Nan Hutchinson, NYC nanny extraordinaire, is back 12 years after leaving the employ of the X family.
Since her first appearance in The Nanny Diaries (which was made into a film of the same name starring Scarlett Johansson as the title character), Nan been globe trotting for twelve years with her husband Ryan, aka HH, and now they have returned to NYC. They bought a "fixer upper" house in Harlem, she's opened her own HR consulting firm, and they're thinking of starting a family.
But being back in New York isn't as great as Nan thought it would be. And after a drunken evening visit from her former charge Grayer X, she needs to assuage some of the guilt. She let's Grayer con her into helping his younger brother, Stilton, get into a boarding school since the entire X family is falling apart: money trouble, the X's are finally divorcing, Mr. X moved out, mom is sick, a starlet as a potential step-mother... all this leaves Nan wanting to "fix" Grayer's life, and that of Stilton, because of how it was all left, those many years ago.
Everything unravels between Nan's house, the X's, a crazy consulting job she took for a private school staffed by psychotic board members, and her personal life. Can she cope?

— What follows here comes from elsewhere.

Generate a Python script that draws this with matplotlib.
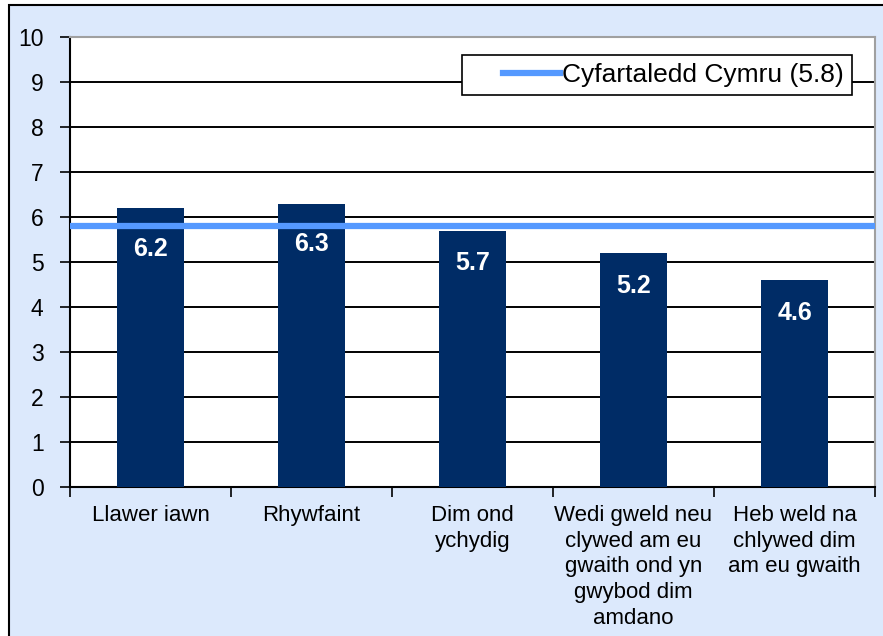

I've waffled between liking this novel and not liking this novel. I appreciate having Nanny back and I like reading McLaughlin and Kraus, who I like as writers and consider the originators of 'chick lit.' What I find unbelievable is that Nan can be so dumb. Why does she let herself get sucked into these situations? I could see what was coming; why couldn't she? And she's a likable character, and a fairly smart character, so I hate it when she's portrayed as stupid, and when she make stupid mistakes.
I also am not a person who had money, I wasn't raised with money, and don't know people with the sort of money as characters in this book are portrayed so it blows my mind when the "rich" people do these horrid things, just thinking about the way the parents reacted to a school situation in the book- and Nan let it go on, even though it was her job to advocate for the teachers. Being a teacher myself, made this section of the book rather hard to take and was certainly not believable; but like I said I don't have money so I don't know how the rich and famous behave. (and yes I know this is fiction, but the co-authors are former nannies so you know some of this has to be fact based...!)
As a reader I also admire the timeliness of the content. Many of the characters, not the rich ones who operated in the X's social circles, had to face financial difficulties and challenges, just like in real life. Some of Nan's friends were working extra jobs or even selling their home and moving in with parents, just like in real life. But of course, the overbearing wealthy are fairly represented here, too.
I'd call this a good beach read, or a snow day read. A few laughs, but often just shaking my head in mock horror and disbelief.